Return all the data below as it stands, minus the pictures.

====================

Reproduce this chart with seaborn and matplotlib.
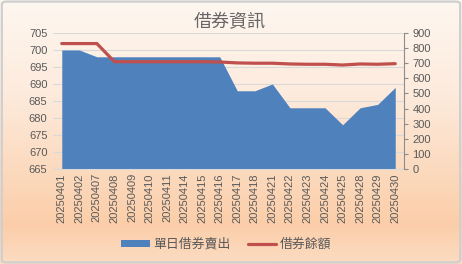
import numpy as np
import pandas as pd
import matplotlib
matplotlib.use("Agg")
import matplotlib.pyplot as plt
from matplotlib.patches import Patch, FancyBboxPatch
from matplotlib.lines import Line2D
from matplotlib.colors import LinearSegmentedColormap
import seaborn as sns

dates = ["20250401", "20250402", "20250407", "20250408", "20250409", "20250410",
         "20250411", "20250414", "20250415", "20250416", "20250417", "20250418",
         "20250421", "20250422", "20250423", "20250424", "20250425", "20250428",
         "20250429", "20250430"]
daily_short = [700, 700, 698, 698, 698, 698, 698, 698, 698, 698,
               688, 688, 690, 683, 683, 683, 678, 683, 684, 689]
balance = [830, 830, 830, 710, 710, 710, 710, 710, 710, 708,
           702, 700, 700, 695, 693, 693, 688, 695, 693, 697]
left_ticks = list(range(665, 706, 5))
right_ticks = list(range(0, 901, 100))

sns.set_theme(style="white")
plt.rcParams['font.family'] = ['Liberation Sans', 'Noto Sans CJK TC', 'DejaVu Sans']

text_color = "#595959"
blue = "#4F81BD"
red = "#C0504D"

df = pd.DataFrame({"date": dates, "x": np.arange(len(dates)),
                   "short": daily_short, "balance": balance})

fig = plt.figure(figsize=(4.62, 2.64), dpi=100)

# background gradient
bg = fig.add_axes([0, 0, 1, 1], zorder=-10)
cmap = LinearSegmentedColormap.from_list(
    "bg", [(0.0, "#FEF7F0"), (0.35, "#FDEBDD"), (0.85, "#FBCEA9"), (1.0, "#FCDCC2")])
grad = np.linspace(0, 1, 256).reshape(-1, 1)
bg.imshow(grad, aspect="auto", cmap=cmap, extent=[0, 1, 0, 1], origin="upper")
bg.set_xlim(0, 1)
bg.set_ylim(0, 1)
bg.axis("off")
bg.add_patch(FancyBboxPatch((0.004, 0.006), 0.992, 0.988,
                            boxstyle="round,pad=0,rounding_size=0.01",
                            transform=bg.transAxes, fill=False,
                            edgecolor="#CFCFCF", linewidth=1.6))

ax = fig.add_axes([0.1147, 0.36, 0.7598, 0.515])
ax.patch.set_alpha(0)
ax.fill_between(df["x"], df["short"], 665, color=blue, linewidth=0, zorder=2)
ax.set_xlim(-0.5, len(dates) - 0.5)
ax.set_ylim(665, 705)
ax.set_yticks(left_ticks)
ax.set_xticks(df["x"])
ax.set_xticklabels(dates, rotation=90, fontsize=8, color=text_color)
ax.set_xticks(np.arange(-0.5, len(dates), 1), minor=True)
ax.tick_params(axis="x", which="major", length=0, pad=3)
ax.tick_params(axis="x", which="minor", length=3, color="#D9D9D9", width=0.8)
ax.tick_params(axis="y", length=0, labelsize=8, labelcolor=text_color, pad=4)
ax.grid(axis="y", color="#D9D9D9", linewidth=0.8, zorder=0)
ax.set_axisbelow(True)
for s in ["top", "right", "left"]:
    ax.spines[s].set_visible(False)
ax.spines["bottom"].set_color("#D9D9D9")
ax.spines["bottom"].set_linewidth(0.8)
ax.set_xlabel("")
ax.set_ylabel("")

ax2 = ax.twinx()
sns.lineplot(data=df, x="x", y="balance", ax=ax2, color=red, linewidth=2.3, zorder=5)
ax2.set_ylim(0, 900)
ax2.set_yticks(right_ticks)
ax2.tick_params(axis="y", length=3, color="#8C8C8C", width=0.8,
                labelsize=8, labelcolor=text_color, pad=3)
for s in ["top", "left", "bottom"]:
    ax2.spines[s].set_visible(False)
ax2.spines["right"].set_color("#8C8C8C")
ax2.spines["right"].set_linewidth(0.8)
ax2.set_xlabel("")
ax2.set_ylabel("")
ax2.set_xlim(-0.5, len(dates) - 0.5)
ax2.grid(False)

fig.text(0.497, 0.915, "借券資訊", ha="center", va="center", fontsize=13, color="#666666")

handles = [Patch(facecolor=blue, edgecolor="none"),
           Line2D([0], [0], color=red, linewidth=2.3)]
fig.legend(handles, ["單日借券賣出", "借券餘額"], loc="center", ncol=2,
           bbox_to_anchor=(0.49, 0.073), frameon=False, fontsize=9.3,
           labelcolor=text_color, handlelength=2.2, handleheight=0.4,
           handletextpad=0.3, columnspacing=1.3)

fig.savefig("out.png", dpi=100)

====================

#### Answer to this exercise
Reproduce this chart with seaborn and matplotlib.
import numpy as np
import pandas as pd
import matplotlib
matplotlib.use("Agg")
import matplotlib.pyplot as plt
from matplotlib.patches import Patch, FancyBboxPatch
from matplotlib.lines import Line2D
from matplotlib.colors import LinearSegmentedColormap
import seaborn as sns

dates = ["20250401", "20250402", "20250407", "20250408", "20250409", "20250410",
         "20250411", "20250414", "20250415", "20250416", "20250417", "20250418",
         "20250421", "20250422", "20250423", "20250424", "20250425", "20250428",
         "20250429", "20250430"]
daily_short = [700, 700, 698, 698, 698, 698, 698, 698, 698, 698,
               688, 688, 690, 683, 683, 683, 678, 683, 684, 689]
balance = [830, 830, 830, 710, 710, 710, 710, 710, 710, 708,
           702, 700, 700, 695, 693, 693, 688, 695, 693, 697]
left_ticks = list(range(665, 706, 5))
right_ticks = list(range(0, 901, 100))

sns.set_theme(style="white")
plt.rcParams['font.family'] = ['Liberation Sans', 'Noto Sans CJK TC', 'DejaVu Sans']

text_color = "#595959"
blue = "#4F81BD"
red = "#C0504D"

df = pd.DataFrame({"date": dates, "x": np.arange(len(dates)),
                   "short": daily_short, "balance": balance})

fig = plt.figure(figsize=(4.62, 2.64), dpi=100)

# background gradient
bg = fig.add_axes([0, 0, 1, 1], zorder=-10)
cmap = LinearSegmentedColormap.from_list(
    "bg", [(0.0, "#FEF7F0"), (0.35, "#FDEBDD"), (0.85, "#FBCEA9"), (1.0, "#FCDCC2")])
grad = np.linspace(0, 1, 256).reshape(-1, 1)
bg.imshow(grad, aspect="auto", cmap=cmap, extent=[0, 1, 0, 1], origin="upper")
bg.set_xlim(0, 1)
bg.set_ylim(0, 1)
bg.axis("off")
bg.add_patch(FancyBboxPatch((0.004, 0.006), 0.992, 0.988,
                            boxstyle="round,pad=0,rounding_size=0.01",
                            transform=bg.transAxes, fill=False,
                            edgecolor="#CFCFCF", linewidth=1.6))

ax = fig.add_axes([0.1147, 0.36, 0.7598, 0.515])
ax.patch.set_alpha(0)
ax.fill_between(df["x"], df["short"], 665, color=blue, linewidth=0, zorder=2)
ax.set_xlim(-0.5, len(dates) - 0.5)
ax.set_ylim(665, 705)
ax.set_yticks(left_ticks)
ax.set_xticks(df["x"])
ax.set_xticklabels(dates, rotation=90, fontsize=8, color=text_color)
ax.set_xticks(np.arange(-0.5, len(dates), 1), minor=True)
ax.tick_params(axis="x", which="major", length=0, pad=3)
ax.tick_params(axis="x", which="minor", length=3, color="#D9D9D9", width=0.8)
ax.tick_params(axis="y", length=0, labelsize=8, labelcolor=text_color, pad=4)
ax.grid(axis="y", color="#D9D9D9", linewidth=0.8, zorder=0)
ax.set_axisbelow(True)
for s in ["top", "right", "left"]:
    ax.spines[s].set_visible(False)
ax.spines["bottom"].set_color("#D9D9D9")
ax.spines["bottom"].set_linewidth(0.8)
ax.set_xlabel("")
ax.set_ylabel("")

ax2 = ax.twinx()
sns.lineplot(data=df, x="x", y="balance", ax=ax2, color=red, linewidth=2.3, zorder=5)
ax2.set_ylim(0, 900)
ax2.set_yticks(right_ticks)
ax2.tick_params(axis="y", length=3, color="#8C8C8C", width=0.8,
                labelsize=8, labelcolor=text_color, pad=3)
for s in ["top", "left", "bottom"]:
    ax2.spines[s].set_visible(False)
ax2.spines["right"].set_color("#8C8C8C")
ax2.spines["right"].set_linewidth(0.8)
ax2.set_xlabel("")
ax2.set_ylabel("")
ax2.set_xlim(-0.5, len(dates) - 0.5)
ax2.grid(False)

fig.text(0.497, 0.915, "借券資訊", ha="center", va="center", fontsize=13, color="#666666")

handles = [Patch(facecolor=blue, edgecolor="none"),
           Line2D([0], [0], color=red, linewidth=2.3)]
fig.legend(handles, ["單日借券賣出", "借券餘額"], loc="center", ncol=2,
           bbox_to_anchor=(0.49, 0.073), frameon=False, fontsize=9.3,
           labelcolor=text_color, handlelength=2.2, handleheight=0.4,
           handletextpad=0.3, columnspacing=1.3)

fig.savefig("out.png", dpi=100)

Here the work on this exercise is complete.